2. E M5S e Lega? Sono costretti a fare gli equilibristi fra le promesse (idiote) fatte ai loro elettori e il Mercato (non la Commissione europea, ormai in fase avanzata di decomposizione politica). I due vicepremier non hanno capito che sia la maggioranza nelle urne, sia quella incredibile dei sondaggi malgrado i macroscopici loro errori, non sono conseguenti alle loro tre ridicole e costose promesse del “voglio non posso” (“Reddito di cittadinanza, Flat tax, Legge Fornero”). I cittadini, banalmente, non volevano più vedere quelli che li avevano governati dal 2011 fino a tre mesi fa, i cosiddetti “competenti” (in realtà competenti nelle teorie incompetenti totali nella execution). La priorità dei cittadini era, e rimane, una sola: “Sicurezza” in senso lato, che comprende sia “Migranti” che “Lavoro”. Se volate fare politica, prima riposizionate la società correttamente, poi create ricchezza, quindi ridistribuitela.

3. Il giochino vale pure per l’Establishment: anche loro non sanno come uscire dal cul de sac di chiacchiere ove si sono avvolti. Un giorno sognano l’arrivo di “Mr. Spread” (eppure dovrebbero sapere che il “mercato” sa far di conto). Un altro, addirittura di eliminare la loro bestia nera, Matteo Salvini per via giudiziaria. Ora sognano che arrivi Mario Draghi, un anziano signore dalla straordinaria carriera incrociata pubblico-privato da sempre immerso in quel modello politico, economico, culturale che ha ucciso il “liberale” ascensore sociale. Anche l’Establishment dovrebbe esprimere i suoi giovani gilet gialli, seppur targati Ztl.
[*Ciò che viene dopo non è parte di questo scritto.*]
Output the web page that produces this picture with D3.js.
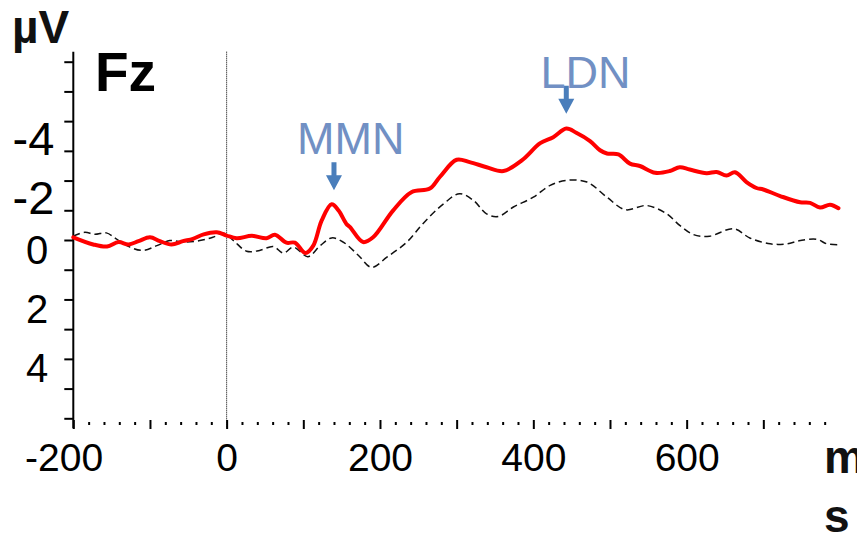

4. Infine, una riflessione sulla grande stampa, prendendo a riferimento solo le sette principali testate, dove il loro leader ha “rotto le acque” delle 200.000 copie. Eppure, sono tutti schierati sulle posizioni del passato, non una delle sette testate che, almeno all’apparenza, non pratichi azioni markettare di riposizionamento editoriale. I talk show poi si sono tutti radicalizzati a immagine e somiglianza di Lilli Gruber. Fuori dal coro tv restano Nicola Porro, grazie anche alla sua giovanile “Zuppa” (ultimo giornalista liberale nature su piazza), mentre da quello cartaceo si salvano La Verità, Italia Oggi, e poco altro. Per questo ho fondato Zafferano, non certo per prendere lettori dai pochi rimasti, ma per riportare alla lettura dei giornali le giovani generazioni. Personalmente mi rifiuto di lasciare ai miei nipoti un mondo così sbrindellato, succube dell’ormai ridicolo politicamente corretto dei dem americani.
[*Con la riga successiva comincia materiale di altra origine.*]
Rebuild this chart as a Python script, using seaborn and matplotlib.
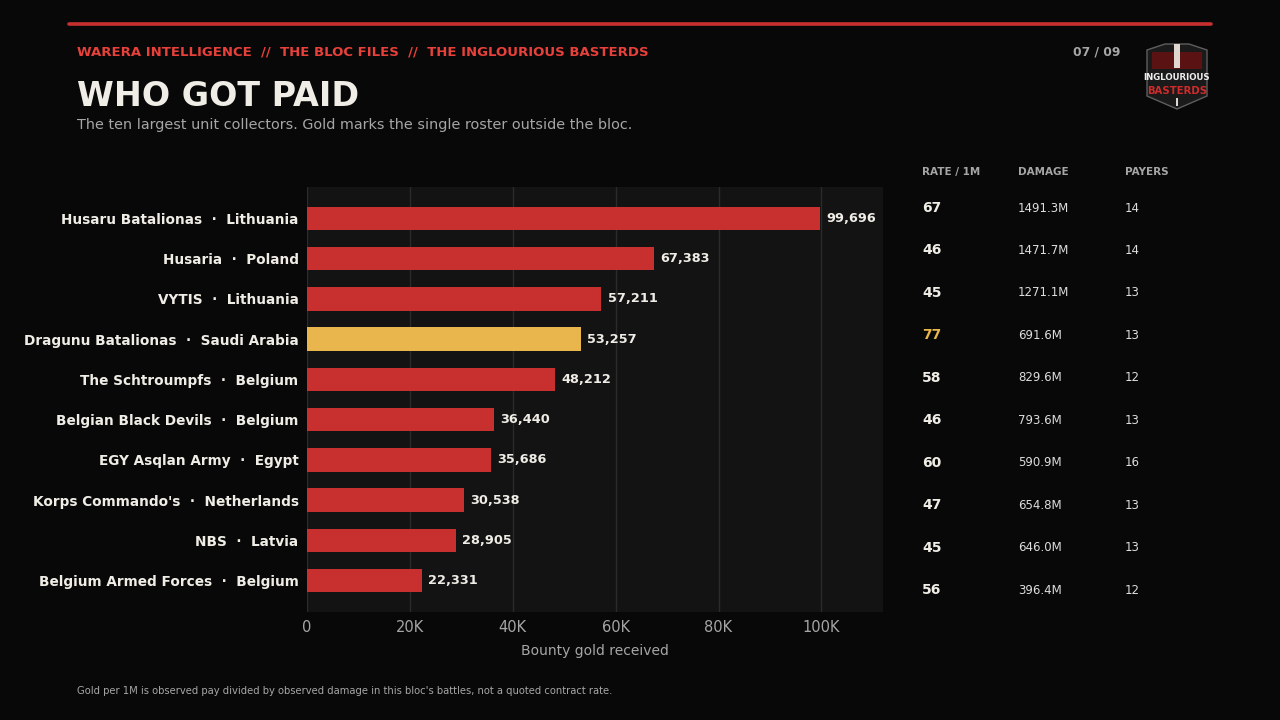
import matplotlib
matplotlib.use('agg')
import matplotlib.pyplot as plt
from matplotlib.patches import Polygon, Rectangle
from matplotlib.ticker import FuncFormatter
import pandas as pd
import seaborn as sns

# data
units = ['Husaru Batalionas', 'Husaria', 'VYTIS', 'Dragunu Batalionas', 'The Schtroumpfs',
         'Belgian Black Devils', 'EGY Asqlan Army', "Korps Commando's", 'NBS', 'Belgium Armed Forces']
countries = ['Lithuania', 'Poland', 'Lithuania', 'Saudi Arabia', 'Belgium',
             'Belgium', 'Egypt', 'Netherlands', 'Latvia', 'Belgium']
gold = [99696, 67383, 57211, 53257, 48212, 36440, 35686, 30538, 28905, 22331]
rate = [67, 46, 45, 77, 58, 46, 60, 47, 45, 56]
damage = ['1491.3M', '1471.7M', '1271.1M', '691.6M', '829.6M',
          '793.6M', '590.9M', '654.8M', '646.0M', '396.4M']
payers = [14, 14, 13, 13, 12, 13, 16, 13, 13, 12]
outside_bloc = [False, False, False, True, False, False, False, False, False, False]

BG = '#080808'
PANEL = '#131313'
RED = '#c82f2f'
GOLD = '#e8b64c'
TXT = '#f0ede6'
GREY = '#a6a6a6'

df = pd.DataFrame({
    'label': [f'{u}  ·  {c}' for u, c in zip(units, countries)],
    'gold': gold,
})
colors = [GOLD if o else RED for o in outside_bloc]

sns.set_theme(style='dark')
plt.rcParams['font.family'] = ['DejaVu Sans']

fig = plt.figure(figsize=(12.8, 7.2), dpi=100, facecolor=BG)
ax = fig.add_axes([0.2398, 0.15, 0.4502, 0.5903])
ax.set_facecolor(PANEL)

sns.barplot(data=df, x='gold', y='label', hue='label', palette=colors,
            orient='h', width=0.58, legend=False, ax=ax, zorder=3, saturation=1,
            linewidth=0, edgecolor='none')

ax.set_xlim(0, 112000)
ax.set_ylim(len(gold) - 1 + 0.78, -0.78)
ax.set_xticks([0, 20000, 40000, 60000, 80000, 100000])
ax.xaxis.set_major_formatter(FuncFormatter(lambda v, p: '0' if v == 0 else f'{int(v / 1000)}K'))
ax.grid(axis='x', color='#2b2b2b', lw=1, zorder=0)
ax.grid(axis='y', visible=False)
for s in ax.spines.values():
    s.set_visible(False)
ax.tick_params(axis='y', colors='#bbbbbb', length=4, width=0.8, labelsize=9.8, pad=2)
ax.tick_params(axis='x', colors='#444444', length=4, width=0.8, labelsize=10.5, labelcolor=GREY, pad=2)
for t in ax.get_yticklabels():
    t.set_color(TXT)
    t.set_fontweight('bold')
ax.set_ylabel('')
ax.set_xlabel('Bounty gold received', color=GREY, fontsize=10, labelpad=6)

for i, v in enumerate(gold):
    ax.annotate(f'{v:,}', (v, i), xytext=(4.5, 0), textcoords='offset points',
                va='center', ha='left', color=TXT, fontsize=9.3, fontweight='bold')

# header
fig.add_artist(plt.Line2D([69 / 1280, 1211 / 1280], [1 - 24 / 720] * 2, color=RED, lw=2.6))
fig.text(77 / 1280, 1 - 52 / 720, 'WARERA INTELLIGENCE  //  THE BLOC FILES  //  THE INGLOURIOUS BASTERDS',
         color='#e8403a', fontsize=9.5, fontweight='bold', va='center')
fig.text(77 / 1280, 1 - 97 / 720, 'WHO GOT PAID', color=TXT, fontsize=24, fontweight='bold', va='center')
fig.text(77 / 1280, 1 - 125 / 720,
         'The ten largest unit collectors. Gold marks the single roster outside the bloc.',
         color=GREY, fontsize=10.4, va='center')
fig.text(1120 / 1280, 1 - 52 / 720, '07 / 09', color=GREY, fontsize=8.8, fontweight='bold',
         va='center', ha='right')

# badge
cx, cy = 1177, 76
pts = [(cx - 30, cy - 26), (cx - 12, cy - 32), (cx + 12, cy - 32), (cx + 30, cy - 26),
       (cx + 30, cy + 20), (cx, cy + 33), (cx - 30, cy + 20)]
fig.add_artist(Polygon([(x / 1280, 1 - y / 720) for x, y in pts], closed=True,
                       facecolor='#1a1a1a', edgecolor='#5e5e5e', lw=1))
fig.add_artist(Rectangle(((cx - 25) / 1280, 1 - (cy - 7) / 720), 50 / 1280, 17 / 720,
                         facecolor='#5a1212', edgecolor='none'))
fig.add_artist(Rectangle(((cx - 3) / 1280, 1 - (cy - 8) / 720), 6 / 1280, 24 / 720,
                         facecolor='#e0d8d0', edgecolor='none'))
fig.add_artist(Rectangle(((cx - 1) / 1280, 1 - (cy + 30) / 720), 2 / 1280, 8 / 720,
                         facecolor='#e0d8d0', edgecolor='none'))
fig.text(cx / 1280, 1 - (cy + 2) / 720, 'INGLOURIOUS', color='#eeeeee', fontsize=6.2,
         fontweight='bold', ha='center', va='center')
fig.text(cx / 1280, 1 - (cy + 15) / 720, 'BASTERDS', color='#d02a2a', fontsize=7.3,
         fontweight='bold', ha='center', va='center')

# side table
cols_x = [922, 1018, 1125]
for x, h in zip(cols_x, ['RATE / 1M', 'DAMAGE', 'PAYERS']):
    fig.text(x / 1280, 1 - 172 / 720, h, color=GREY, fontsize=7.5, fontweight='bold', va='center')
for i in range(len(rate)):
    y = 1 - (208 + i * 42.45) / 720
    fig.text(cols_x[0] / 1280, y, str(rate[i]), color=GOLD if outside_bloc[i] else TXT,
             fontsize=10, fontweight='bold', va='center')
    fig.text(cols_x[1] / 1280, y, damage[i], color='#dddddd', fontsize=8.5, va='center')
    fig.text(cols_x[2] / 1280, y, str(payers[i]), color='#dddddd', fontsize=8.5, va='center')

fig.text(77 / 1280, 1 - 691 / 720,
         "Gold per 1M is observed pay divided by observed damage in this bloc's battles, not a quoted contract rate.",
         color=GREY, fontsize=7.2, va='center')

fig.savefig('out.png', dpi=100, facecolor=BG)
Cari amici editori e direttori, ripetiamo sempre che siamo entrati in un mondo nuovo, è vero, ma pare non valga per noi: preferiamo rimanere al calduccio nei nostri bunker mentali. È ora di abbandonare l’osceno smog del mainstream, gettare nel cassonetto il linguaggio da bugiardino farmaceutico con il quale ci esprimiamo. Non perdiamo il privilegio di ragionare con la nostra testa e il nostro cuore, fra poco arriverà la generazione “Z”. Non è come le altre, è molto meglio, e ci giudicherà.